The Humiliation of Quirk

by Achaian


1: The New Place

The New Place

He was not particularly impressed by the town as he soared above it; wandering among the thermal drafts he saw the slower life of a smaller town and was moderately bored. The vibrancy, although at first unapparent, would perhaps reveal itself in time. That, or he would create excitement enough to entertain himself. Why he had left was another question altogether, one that could be answered in unsatisfying small parts or not at all. Realistic motivations, much like the truth, were always harder to come by. What mattered to him now was that, at long last, he could leave his past behind- if only for a moment’s time in the discovery of a new place. All he possessed was the simple desire of forgetting himself; for everything else he would let chance roll the dice and the result would be satisfactory to him. Below, he saw the ground where he had left his brother behind, and he let that troublesome thought slip from his mind as the breeze commanded his subconscious attention and the bursting thermal drafts raised him higher into the cloud-studded sky. He had done his brother a favor, anyways, even if he was unsure of what it actually was. Now was the time to leave them and all of that trouble alone. He would not think of it again from now on.

There were quite a few buildings that he passed over, but he emigrated from them as surely as he had felt the need for isolation. In the northern horizon, the sun to the left on the cusp of descending, he could see a forest in the distance- a welcome riparian change of pace. Further into the west it grew darker in the maladroit and ominous trees, but there seemed to be a bit of a glade calling him in the north distant half-light. Eager to forget himself, he sought the potent promised comfort of the pond ahead and the rest assured by the harmony of silence.

From the clouds the blue-green pegasus tumbled lazily, taking care only when it appeared he was close to disaster, doing the minimum necessary to avoid contact with the leaf-bedecked trees. Landing, he looked about: he was at a pond now, a pool of water that resided flat in the half-light that approached dusk. It was quiet, a blessed thing for him, that natural ambience residing in the glade the best possible excuse for noise in his world. He would not stand now to hear any other voices: no, none other sounds that could possibly mean things and especially not his own voice above all. He would sooner drown himself in the still pool.
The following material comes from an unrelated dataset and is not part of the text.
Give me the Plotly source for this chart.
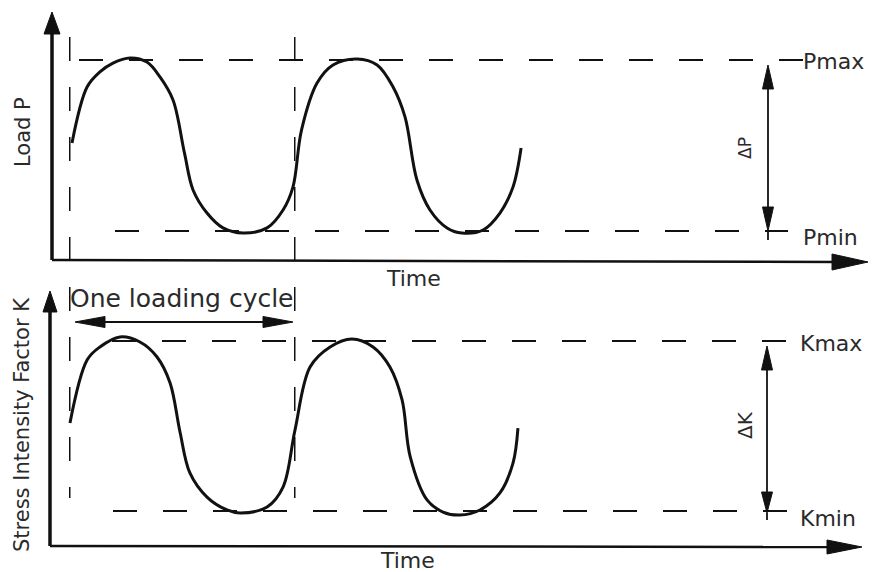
import plotly.graph_objects as go

# ---------------- data ----------------
# time in loading cycles, load / stress intensity normalised (min = 0, max = 1)
time_load = [0.000, 0.067, 0.124, 0.182, 0.258, 0.333, 0.391, 0.449, 0.500, 0.538,
             0.600, 0.671, 0.760, 0.867, 0.938, 0.982, 1.020, 1.089, 1.160, 1.267,
             1.356, 1.427, 1.480, 1.533, 1.591, 1.667, 1.733, 1.827, 1.902, 1.960,
             1.996]
load_P = [0.515, 0.842, 0.930, 0.982, 1.012, 0.988, 0.901, 0.766, 0.455, 0.240,
          0.105, 0.018, -0.012, 0.018, 0.123, 0.257, 0.590, 0.865, 0.971, 1.006,
          0.971, 0.842, 0.667, 0.298, 0.123, 0.018, -0.012, 0.006, 0.105, 0.257,
          0.485]

time_k = [-0.009, 0.067, 0.124, 0.213, 0.302, 0.378, 0.436, 0.480, 0.524, 0.600,
          0.689, 0.747, 0.867, 0.938, 0.991, 1.058, 1.147, 1.244, 1.338, 1.413,
          1.467, 1.503, 1.578, 1.649, 1.724, 1.813, 1.902, 1.960, 1.982]
stress_K = [0.518, 0.888, 0.965, 1.024, 0.994, 0.906, 0.753, 0.465, 0.224, 0.082,
            0.006, -0.012, 0.024, 0.141, 0.476, 0.847, 0.965, 1.012, 0.965, 0.847,
            0.653, 0.320, 0.065, -0.006, -0.024, 0.006, 0.106, 0.282, 0.488]

P_MAX, P_MIN = 1.0, 0.0
K_MAX, K_MIN = 1.0, 0.0
cycle_bounds = [-0.01, 0.99]

label_load = "Load P"
label_k = "Stress Intensity Factor K"
label_time = "Time"
label_cycle = "One loading cycle"
label_pmax, label_pmin = "Pmax", "Pmin"
label_kmax, label_kmin = "Kmax", "Kmin"
label_dp, label_dk = "ΔP", "ΔK"

# ---------------- layout helpers ----------------
W, H = 872, 572
INK = "#111111"
TXT = "#2a2a2a"
FONT = "DejaVu Sans"


def X(px):
    return px / W


def Y(py):
    return 1 - py / H


def t_of(px):
    return (px - 72) / 225.0


fig = go.Figure()

fig.add_trace(go.Scatter(x=time_load, y=load_P, mode="lines", xaxis="x", yaxis="y",
                         line=dict(color=INK, width=3, shape="spline", smoothing=1.0),
                         hoverinfo="skip", showlegend=False))
fig.add_trace(go.Scatter(x=time_k, y=stress_K, mode="lines", xaxis="x2", yaxis="y2",
                         line=dict(color=INK, width=3, shape="spline", smoothing=1.0),
                         hoverinfo="skip", showlegend=False))

shapes = []
DASH = "24px,26px"

# reference levels (dashed)
shapes.append(dict(type="line", xref="x", yref="y", x0=t_of(79), x1=t_of(803), y0=P_MAX, y1=P_MAX,
                   line=dict(color=INK, width=2, dash=DASH)))
shapes.append(dict(type="line", xref="x", yref="y", x0=t_of(115), x1=t_of(788), y0=P_MIN, y1=P_MIN,
                   line=dict(color=INK, width=2, dash=DASH)))
shapes.append(dict(type="line", xref="x2", yref="y2", x0=t_of(112), x1=t_of(788), y0=K_MAX, y1=K_MAX,
                   line=dict(color=INK, width=2, dash=DASH)))
shapes.append(dict(type="line", xref="x2", yref="y2", x0=t_of(113), x1=t_of(788), y0=K_MIN, y1=K_MIN,
                   line=dict(color=INK, width=2, dash=DASH)))

# cycle boundaries (vertical dashed through both panels)
for cb in cycle_bounds:
    shapes.append(dict(type="line", xref="x", yref="paper", x0=cb, x1=cb, y0=Y(37), y1=Y(498),
                       line=dict(color=INK, width=1.5, dash=DASH)))


def seg(x0, y0, x1, y1, w):
    return dict(type="line", xref="paper", yref="paper", x0=X(x0), y0=Y(y0), x1=X(x1), y1=Y(y1),
                line=dict(color=INK, width=w))


def tri(tip, base_c, half, vertical):
    tx, ty = tip
    if vertical:
        bx, by = tx, base_c
        pts = [(tx, ty), (bx - half, by), (bx + half, by)]
    else:
        bx, by = base_c, ty
        pts = [(tx, ty), (bx, by - half), (bx, by + half)]
    path = "M {:.5f},{:.5f} L {:.5f},{:.5f} L {:.5f},{:.5f} Z".format(
        X(pts[0][0]), Y(pts[0][1]), X(pts[1][0]), Y(pts[1][1]), X(pts[2][0]), Y(pts[2][1]))
    return dict(type="path", xref="paper", yref="paper", path=path,
                fillcolor=INK, line=dict(color=INK, width=1))


# axes with arrows
shapes.append(seg(52, 260, 52, 30, 3.5))
shapes.append(tri((52, 12), 34, 8, True))
shapes.append(seg(52, 260, 840, 262, 2.5))
shapes.append(tri((868, 262), 832, 8, False))

shapes.append(seg(50, 546, 50, 305, 3.5))
shapes.append(tri((50, 291), 312, 7, True))
shapes.append(seg(50, 546, 835, 547, 2.5))
shapes.append(tri((862, 547), 827, 7, False))

# delta P / delta K double arrows
shapes.append(seg(768, 80, 768, 215, 1.8))
shapes.append(tri((768, 65), 89, 5.5, True))
shapes.append(tri((768, 231), 207, 5.5, True))
shapes.append(seg(768, 231, 768, 240, 1.8))

shapes.append(seg(767, 362, 767, 500, 1.8))
shapes.append(tri((767, 346), 370, 5.5, True))
shapes.append(tri((767, 513), 492, 5.5, True))
shapes.append(seg(767, 513, 767, 520, 1.8))

# one loading cycle arrow
shapes.append(seg(90, 322, 280, 322, 2))
shapes.append(tri((75, 322), 105, 5.5, False))
shapes.append(tri((293, 322), 263, 5.5, False))

annotations = []


def txt(s, x, y, size, angle=0, xanchor="center"):
    annotations.append(dict(text=s, x=X(x), y=Y(y), xref="paper", yref="paper", showarrow=False,
                            xanchor=xanchor, yanchor="middle", textangle=angle,
                            font=dict(family=FONT, size=size, color=TXT)))


txt(label_load, 23, 132, 21, -90)
txt(label_k, 22, 425, 21, -90)
txt(label_time, 413, 278, 22)
txt(label_time, 407, 560, 22)
txt(label_pmax, 801, 62, 22, xanchor="left")
txt(label_pmin, 801, 237, 22, xanchor="left")
txt(label_kmax, 798, 343, 22, xanchor="left")
txt(label_kmin, 798, 518, 22, xanchor="left")
txt(label_dp, 745, 148, 17, -90)
txt(label_dk, 745, 425, 20, -90)
txt(label_cycle, 68, 298, 25, xanchor="left")

hidden = dict(visible=False, showgrid=False, zeroline=False, fixedrange=True)
fig.update_layout(
    width=W, height=H,
    margin=dict(l=0, r=0, t=0, b=0),
    paper_bgcolor="white", plot_bgcolor="white",
    showlegend=False,
    xaxis=dict(domain=[0, 1], range=[t_of(0), t_of(W)], anchor="y", **hidden),
    yaxis=dict(domain=[0.5, 1], range=[-(286 - 231) / 171.0, 231 / 171.0], anchor="x", **hidden),
    xaxis2=dict(domain=[0, 1], range=[t_of(0), t_of(W)], anchor="y2", **hidden),
    yaxis2=dict(domain=[0, 0.5], range=[(511 - 572) / 170.0, (511 - 286) / 170.0], anchor="x2", **hidden),
    shapes=shapes,
    annotations=annotations,
)

fig.write_html("out.html")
Trees ringed the pond, oaken and willow and many more he could not name; the glade seemed to have an enchanted air about it. Their leaves had not yet dulled with the seasons; many were still a deep green made all the deeper by the leaving light. Brushes and other plants periodically aligned themselves in the picture, mute flowers giving other shades to the ambience. The pool itself was shaped like a semicircle bowed in just so- like a fuller crescent moon- a peaceful curve of liquid slicing through the glade. The soft grassy banks ran from the trees to the pool, which was flat- no rippling, no disturbance- and he instinctively desired to be like it in the moment. Yes, he greatly desired to be at rest, to cease turbulence and assume a more graceful form, and immediately. His patience for life’s maladies had fast come to an end; it had brought him here after all, and did that not mean he could then rest?

He walked slowly up to the edge of the crescent of the land’s bulge, the grasp wisping around him and softly caressing him, firing nerves that had no desire to be conductors of more tension. Blowing around, the wind ruffled him; the air was cooler in the glade and the sun had no presence here. It had set perhaps, or was merely not visible; either way he cared not. His pulse slowed; he lay down at the edge of the smooth pool, seeing many things across reflected in it. There was a weeping-willow tree anchored by a rock near the shore, crooked and drooping, and all the others seemed to steal its semblance in the reflection. He took a long time examining them: though distorted, he found it oddly appropriate that all things should be concealed by the nature of the world and hidden, with their shapes changed and colors variable in the silvery star-shone beams. Those selfsame stars did not stay in place either, and in two months’ time they would be rendered unrecognizable. Sad sentiment though it was, it was nevertheless better any previous rendering he had conjured. Now the breeze was in the trees, and the sliding of the leaves filling the space with blanketing noise from there to unknown horizons. Blue and light and green in the glade dominated gently; it was all soft and colder colors blissfully sapping conflict; the grass was cool and dew-soaked and he could feel it transporting uncomfortable heat away. He could not have asked for any more tranquil environ; it was a great mental exhalation.

A life of exhaustion had brought him here; exhaustion would keep him there as long as he was able to be. He would sleep… fade… evaporate, like the water drank up into the full air and be nothing more than a piece of the world with no wonder as to itself, no thoughts; he would not think but would still be; sensations of worldly amity would replace thoughtful being. It was the grandest peace he had ever known.

The state of bliss could not last forever.